[Start Records for the task]
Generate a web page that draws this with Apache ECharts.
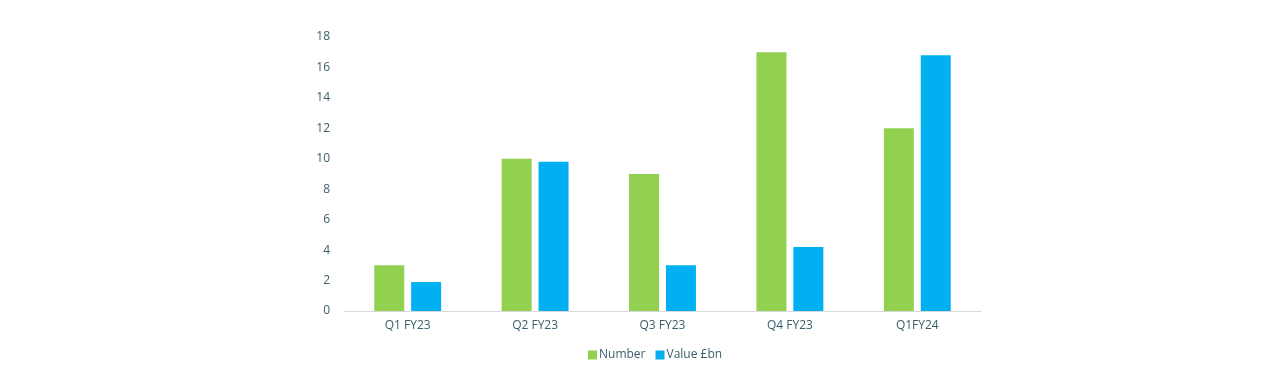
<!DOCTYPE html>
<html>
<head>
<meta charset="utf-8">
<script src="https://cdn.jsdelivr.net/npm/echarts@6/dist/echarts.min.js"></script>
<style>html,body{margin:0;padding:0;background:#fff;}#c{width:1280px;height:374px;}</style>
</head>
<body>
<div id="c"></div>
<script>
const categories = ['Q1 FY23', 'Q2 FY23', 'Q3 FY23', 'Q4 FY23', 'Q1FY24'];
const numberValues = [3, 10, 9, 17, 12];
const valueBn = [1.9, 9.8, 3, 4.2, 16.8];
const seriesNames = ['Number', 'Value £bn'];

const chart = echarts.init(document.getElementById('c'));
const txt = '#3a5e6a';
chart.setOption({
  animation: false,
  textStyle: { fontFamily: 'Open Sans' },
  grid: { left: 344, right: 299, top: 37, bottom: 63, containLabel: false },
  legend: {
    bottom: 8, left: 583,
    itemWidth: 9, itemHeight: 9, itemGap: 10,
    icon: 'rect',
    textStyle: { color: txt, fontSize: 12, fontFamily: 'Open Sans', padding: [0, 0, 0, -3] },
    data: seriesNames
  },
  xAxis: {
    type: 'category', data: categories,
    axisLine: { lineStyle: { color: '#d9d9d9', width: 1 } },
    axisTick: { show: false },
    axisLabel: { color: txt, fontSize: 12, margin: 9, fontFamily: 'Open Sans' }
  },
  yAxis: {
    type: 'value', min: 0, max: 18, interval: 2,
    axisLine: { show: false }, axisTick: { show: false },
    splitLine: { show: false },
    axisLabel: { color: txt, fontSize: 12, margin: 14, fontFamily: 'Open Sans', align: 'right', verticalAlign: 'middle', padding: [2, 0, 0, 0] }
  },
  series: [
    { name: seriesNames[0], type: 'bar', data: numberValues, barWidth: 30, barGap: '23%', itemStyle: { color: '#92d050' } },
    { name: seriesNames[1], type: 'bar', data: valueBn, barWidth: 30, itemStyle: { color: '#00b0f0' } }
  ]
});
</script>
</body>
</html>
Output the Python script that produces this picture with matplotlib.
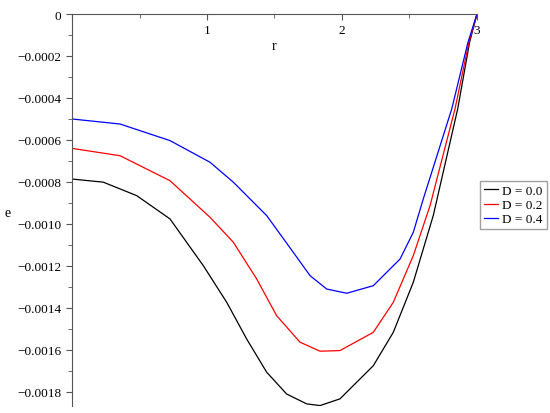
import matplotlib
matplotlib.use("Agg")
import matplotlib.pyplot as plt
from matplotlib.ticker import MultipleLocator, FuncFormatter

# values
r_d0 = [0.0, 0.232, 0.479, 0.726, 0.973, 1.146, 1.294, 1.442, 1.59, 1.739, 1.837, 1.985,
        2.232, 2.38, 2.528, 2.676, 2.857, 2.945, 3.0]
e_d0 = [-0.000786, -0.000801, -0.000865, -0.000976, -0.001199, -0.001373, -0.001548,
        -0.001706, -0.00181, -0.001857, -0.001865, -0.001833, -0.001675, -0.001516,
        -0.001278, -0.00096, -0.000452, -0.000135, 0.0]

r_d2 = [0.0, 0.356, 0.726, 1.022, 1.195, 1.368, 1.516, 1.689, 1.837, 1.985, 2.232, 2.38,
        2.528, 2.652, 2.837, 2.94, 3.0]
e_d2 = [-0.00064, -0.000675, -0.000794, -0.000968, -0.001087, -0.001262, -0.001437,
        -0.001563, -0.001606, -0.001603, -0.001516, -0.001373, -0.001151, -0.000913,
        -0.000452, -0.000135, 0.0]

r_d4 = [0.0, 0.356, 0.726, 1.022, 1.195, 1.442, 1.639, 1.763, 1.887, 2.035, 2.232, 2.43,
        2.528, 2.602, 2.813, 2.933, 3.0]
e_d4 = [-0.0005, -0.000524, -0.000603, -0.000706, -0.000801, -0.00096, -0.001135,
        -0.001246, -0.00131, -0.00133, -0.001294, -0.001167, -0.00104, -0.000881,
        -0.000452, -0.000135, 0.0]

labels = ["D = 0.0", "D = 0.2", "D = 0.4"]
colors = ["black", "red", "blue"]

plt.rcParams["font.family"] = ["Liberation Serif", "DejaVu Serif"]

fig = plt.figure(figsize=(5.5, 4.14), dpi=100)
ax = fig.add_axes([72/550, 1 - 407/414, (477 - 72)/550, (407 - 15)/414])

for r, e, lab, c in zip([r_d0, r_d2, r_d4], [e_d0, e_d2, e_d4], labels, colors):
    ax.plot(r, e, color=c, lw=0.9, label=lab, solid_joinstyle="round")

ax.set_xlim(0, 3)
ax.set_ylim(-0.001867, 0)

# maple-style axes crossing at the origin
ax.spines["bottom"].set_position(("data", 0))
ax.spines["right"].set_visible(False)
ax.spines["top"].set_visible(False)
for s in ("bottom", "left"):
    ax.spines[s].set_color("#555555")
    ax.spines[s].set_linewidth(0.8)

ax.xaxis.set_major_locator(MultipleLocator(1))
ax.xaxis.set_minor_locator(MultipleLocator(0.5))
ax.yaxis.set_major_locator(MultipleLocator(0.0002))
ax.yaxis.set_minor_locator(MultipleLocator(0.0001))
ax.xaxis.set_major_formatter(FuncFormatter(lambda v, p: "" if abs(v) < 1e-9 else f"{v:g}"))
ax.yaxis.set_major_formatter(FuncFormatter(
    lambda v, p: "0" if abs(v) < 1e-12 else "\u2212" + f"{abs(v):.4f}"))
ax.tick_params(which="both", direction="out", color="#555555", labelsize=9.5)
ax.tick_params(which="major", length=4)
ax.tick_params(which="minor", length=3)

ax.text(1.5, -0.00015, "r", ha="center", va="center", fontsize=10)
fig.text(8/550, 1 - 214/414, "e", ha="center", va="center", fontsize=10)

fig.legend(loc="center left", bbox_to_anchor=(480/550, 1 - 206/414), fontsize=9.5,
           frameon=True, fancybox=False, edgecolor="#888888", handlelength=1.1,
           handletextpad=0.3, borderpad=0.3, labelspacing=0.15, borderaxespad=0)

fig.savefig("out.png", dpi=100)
[End Records for the task]
### Problem requirements
Restate the data above word for word. Do not include the images.

### Exercise response
Generate a web page that draws this with Apache ECharts.
<!DOCTYPE html>
<html>
<head>
<meta charset="utf-8">
<script src="https://cdn.jsdelivr.net/npm/echarts@6/dist/echarts.min.js"></script>
<style>html,body{margin:0;padding:0;background:#fff;}#c{width:1280px;height:374px;}</style>
</head>
<body>
<div id="c"></div>
<script>
const categories = ['Q1 FY23', 'Q2 FY23', 'Q3 FY23', 'Q4 FY23', 'Q1FY24'];
const numberValues = [3, 10, 9, 17, 12];
const valueBn = [1.9, 9.8, 3, 4.2, 16.8];
const seriesNames = ['Number', 'Value £bn'];

const chart = echarts.init(document.getElementById('c'));
const txt = '#3a5e6a';
chart.setOption({
  animation: false,
  textStyle: { fontFamily: 'Open Sans' },
  grid: { left: 344, right: 299, top: 37, bottom: 63, containLabel: false },
  legend: {
    bottom: 8, left: 583,
    itemWidth: 9, itemHeight: 9, itemGap: 10,
    icon: 'rect',
    textStyle: { color: txt, fontSize: 12, fontFamily: 'Open Sans', padding: [0, 0, 0, -3] },
    data: seriesNames
  },
  xAxis: {
    type: 'category', data: categories,
    axisLine: { lineStyle: { color: '#d9d9d9', width: 1 } },
    axisTick: { show: false },
    axisLabel: { color: txt, fontSize: 12, margin: 9, fontFamily: 'Open Sans' }
  },
  yAxis: {
    type: 'value', min: 0, max: 18, interval: 2,
    axisLine: { show: false }, axisTick: { show: false },
    splitLine: { show: false },
    axisLabel: { color: txt, fontSize: 12, margin: 14, fontFamily: 'Open Sans', align: 'right', verticalAlign: 'middle', padding: [2, 0, 0, 0] }
  },
  series: [
    { name: seriesNames[0], type: 'bar', data: numberValues, barWidth: 30, barGap: '23%', itemStyle: { color: '#92d050' } },
    { name: seriesNames[1], type: 'bar', data: valueBn, barWidth: 30, itemStyle: { color: '#00b0f0' } }
  ]
});
</script>
</body>
</html>
Output the Python script that produces this picture with matplotlib.
import matplotlib
matplotlib.use("Agg")
import matplotlib.pyplot as plt
from matplotlib.ticker import MultipleLocator, FuncFormatter

# values
r_d0 = [0.0, 0.232, 0.479, 0.726, 0.973, 1.146, 1.294, 1.442, 1.59, 1.739, 1.837, 1.985,
        2.232, 2.38, 2.528, 2.676, 2.857, 2.945, 3.0]
e_d0 = [-0.000786, -0.000801, -0.000865, -0.000976, -0.001199, -0.001373, -0.001548,
        -0.001706, -0.00181, -0.001857, -0.001865, -0.001833, -0.001675, -0.001516,
        -0.001278, -0.00096, -0.000452, -0.000135, 0.0]

r_d2 = [0.0, 0.356, 0.726, 1.022, 1.195, 1.368, 1.516, 1.689, 1.837, 1.985, 2.232, 2.38,
        2.528, 2.652, 2.837, 2.94, 3.0]
e_d2 = [-0.00064, -0.000675, -0.000794, -0.000968, -0.001087, -0.001262, -0.001437,
        -0.001563, -0.001606, -0.001603, -0.001516, -0.001373, -0.001151, -0.000913,
        -0.000452, -0.000135, 0.0]

r_d4 = [0.0, 0.356, 0.726, 1.022, 1.195, 1.442, 1.639, 1.763, 1.887, 2.035, 2.232, 2.43,
        2.528, 2.602, 2.813, 2.933, 3.0]
e_d4 = [-0.0005, -0.000524, -0.000603, -0.000706, -0.000801, -0.00096, -0.001135,
        -0.001246, -0.00131, -0.00133, -0.001294, -0.001167, -0.00104, -0.000881,
        -0.000452, -0.000135, 0.0]

labels = ["D = 0.0", "D = 0.2", "D = 0.4"]
colors = ["black", "red", "blue"]

plt.rcParams["font.family"] = ["Liberation Serif", "DejaVu Serif"]

fig = plt.figure(figsize=(5.5, 4.14), dpi=100)
ax = fig.add_axes([72/550, 1 - 407/414, (477 - 72)/550, (407 - 15)/414])

for r, e, lab, c in zip([r_d0, r_d2, r_d4], [e_d0, e_d2, e_d4], labels, colors):
    ax.plot(r, e, color=c, lw=0.9, label=lab, solid_joinstyle="round")

ax.set_xlim(0, 3)
ax.set_ylim(-0.001867, 0)

# maple-style axes crossing at the origin
ax.spines["bottom"].set_position(("data", 0))
ax.spines["right"].set_visible(False)
ax.spines["top"].set_visible(False)
for s in ("bottom", "left"):
    ax.spines[s].set_color("#555555")
    ax.spines[s].set_linewidth(0.8)

ax.xaxis.set_major_locator(MultipleLocator(1))
ax.xaxis.set_minor_locator(MultipleLocator(0.5))
ax.yaxis.set_major_locator(MultipleLocator(0.0002))
ax.yaxis.set_minor_locator(MultipleLocator(0.0001))
ax.xaxis.set_major_formatter(FuncFormatter(lambda v, p: "" if abs(v) < 1e-9 else f"{v:g}"))
ax.yaxis.set_major_formatter(FuncFormatter(
    lambda v, p: "0" if abs(v) < 1e-12 else "\u2212" + f"{abs(v):.4f}"))
ax.tick_params(which="both", direction="out", color="#555555", labelsize=9.5)
ax.tick_params(which="major", length=4)
ax.tick_params(which="minor", length=3)

ax.text(1.5, -0.00015, "r", ha="center", va="center", fontsize=10)
fig.text(8/550, 1 - 214/414, "e", ha="center", va="center", fontsize=10)

fig.legend(loc="center left", bbox_to_anchor=(480/550, 1 - 206/414), fontsize=9.5,
           frameon=True, fancybox=False, edgecolor="#888888", handlelength=1.1,
           handletextpad=0.3, borderpad=0.3, labelspacing=0.15, borderaxespad=0)

fig.savefig("out.png", dpi=100)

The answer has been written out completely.